Comedy, and animated comedy in particular, is no stranger to working with unsympathetic protagonists – but whereas the likes of Basil Fawlty and Rick Sanchez let their awful personalities out to play in the form of grandiose antics, BoJack Horseman is a very different beast. For reasons beside the obvious. BoJack’s sins are, most often, committed calmly and quietly, so much so that they become just part of the natural course of events.
Unsympathetic is perhaps the wrong word, particularly for a lead like BoJack. He may be a wealthy actor, but most people could see something of their own lower selves in him. And, yes, a lot of the time he’s that special version of cynical that can pass for being the only sane person present – putting him on the same level of more-aware detachment we enjoy as the viewer. But even given all of this there’s no escaping the fact that sometimes, he goes beyond simple half-cut lethargy and does genuinely messed-up things – and this latest season isn’t remotely afraid to confront us with that.

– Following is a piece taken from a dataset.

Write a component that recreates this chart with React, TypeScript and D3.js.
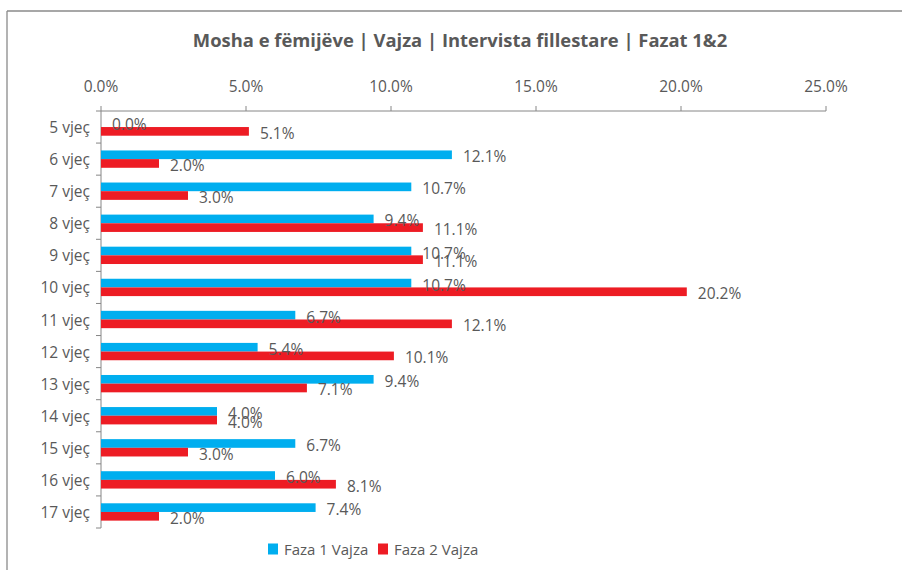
import React from "react";
import * as d3 from "d3";

const categories = ["5 vjeç","6 vjeç","7 vjeç","8 vjeç","9 vjeç","10 vjeç","11 vjeç","12 vjeç","13 vjeç","14 vjeç","15 vjeç","16 vjeç","17 vjeç"];
const faza1 = [0.0, 12.1, 10.7, 9.4, 10.7, 10.7, 6.7, 5.4, 9.4, 4.0, 6.7, 6.0, 7.4];
const faza2 = [5.1, 2.0, 3.0, 11.1, 11.1, 20.2, 12.1, 10.1, 7.1, 4.0, 3.0, 8.1, 2.0];
const seriesNames = ["Faza 1 Vajza", "Faza 2 Vajza"];
const seriesColors = ["#00AEEF", "#ED1C24"];
const xTicks = [0, 5, 10, 15, 20, 25];
const title = "Mosha e fëmijëve | Vajza | Intervista fillestare | Fazat 1&2";

const FONT = "'Open Sans', 'Noto Sans', sans-serif";
const TEXT = "#595959";
const AXIS = "#868686";

export default function App() {
  const W = 902, H = 570;
  const x = d3.scaleLinear().domain([0, 25]).range([101, 826]);
  const y = d3.scaleBand<string>().domain(categories).range([111, 528]).padding(0);
  const sub = d3.scaleBand<string>().domain(["s0", "s1"]).range([0, y.bandwidth()]).paddingInner(0).paddingOuter(0.85);
  const fmt = (v: number) => v.toFixed(1) + "%";
  const series = [faza1, faza2];
  const boundaries = d3.range(categories.length + 1).map((i) => 111 + i * y.step());
  const legendX = [268, 378];

  return (
    <div style={{ position: "absolute", left: 0, top: 0 }}>
      <svg width={W} height={H} style={{ display: "block", background: "#fff" }} fontFamily={FONT}>
        <line x1={7} y1={11} x2={W} y2={11} stroke="#8a8a8a" strokeWidth={1.3} />
        <line x1={7} y1={11} x2={7} y2={H} stroke="#8a8a8a" strokeWidth={1.3} />
        <text x={460} y={47} textAnchor="middle" fontSize={18.4} fontWeight={700} fill={TEXT}>{title}</text>

        {/* top axis */}
        <line x1={x(0)} y1={111} x2={x(25)} y2={111} stroke={AXIS} strokeWidth={1} />
        {xTicks.map((t) => (
          <g key={t}>
            <line x1={x(t)} x2={x(t)} y1={106} y2={111} stroke={AXIS} />
            <text x={x(t)} y={85.5} textAnchor="middle" dominantBaseline="central" fontSize={15.5} fill={TEXT}>{fmt(t)}</text>
          </g>
        ))}

        {/* y axis */}
        <line x1={x(0)} y1={111} x2={x(0)} y2={528} stroke={AXIS} />
        {boundaries.map((b, i) => (
          <line key={i} x1={96} x2={x(0)} y1={b} y2={b} stroke={AXIS} />
        ))}
        {categories.map((c) => (
          <text key={c} x={90} y={(y(c) as number) + y.bandwidth() / 2} textAnchor="end" dominantBaseline="central" fontSize={15.5} fill={TEXT}>{c}</text>
        ))}

        {/* bars */}
        {series.map((vals, si) => (
          <g key={si}>
            {vals.map((v, i) => {
              const by = (y(categories[i]) as number) + (sub("s" + si) as number);
              return (
                <rect key={i} x={x(0)} y={by} width={x(v) - x(0)} height={sub.bandwidth()} fill={seriesColors[si]} />
              );
            })}
          </g>
        ))}
        {series.map((vals, si) => (
          <g key={"l" + si}>
            {vals.map((v, i) => {
              const by = (y(categories[i]) as number) + (sub("s" + si) as number);
              return (
                <text key={i} x={x(v) + 11} y={by + sub.bandwidth() / 2 + 1.5} dominantBaseline="central" fontSize={15.5} fill={TEXT}>{fmt(v)}</text>
              );
            })}
          </g>
        ))}

        {/* legend */}
        {seriesNames.map((n, i) => (
          <g key={n}>
            <rect x={legendX[i]} y={543.5} width={10} height={11} fill={seriesColors[i]} />
            <text x={legendX[i] + 16} y={549} dominantBaseline="central" fontSize={15} fill={TEXT}>{n}</text>
          </g>
        ))}
      </svg>
    </div>
  );
}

The most prominent one this time around isn’t even a new development – it’s Diane finding out about the time back in season 2 when BoJack nearly slept with a 17-year-old. Rather than this being a simple retread of an old plot, it’s key in terms of audience sympathy. We knew this had happened, and now that particular chicken has come home to roost. Do we now judge him for it, now that others are judging him for it? Seems a bit of a sop, don’t you think?
Appropriately enough, the reveal comes in this season’s #MeToo-themed episode, which also sees BoJack undergo a magical transformation into a leading male feminist by appearing on a talk show and doing nothing else. (The phrase ‘virtue signalling’ has been thrown around and abused a lot since it was coined, but this is a dead-on example.) His entry-level talking points are lifted wholesale from Diane, but plugged into his more media-friendly mouth – and so, like all those who live by the sword, he eventually gets out-feministed by an even bigger poser.
(There is, of course, no reform of the film industry’s attitude towards sexual misconduct. The show is, after all, grounded in realism – and while it’s a fantasy, it’s not that sort of fantasy.)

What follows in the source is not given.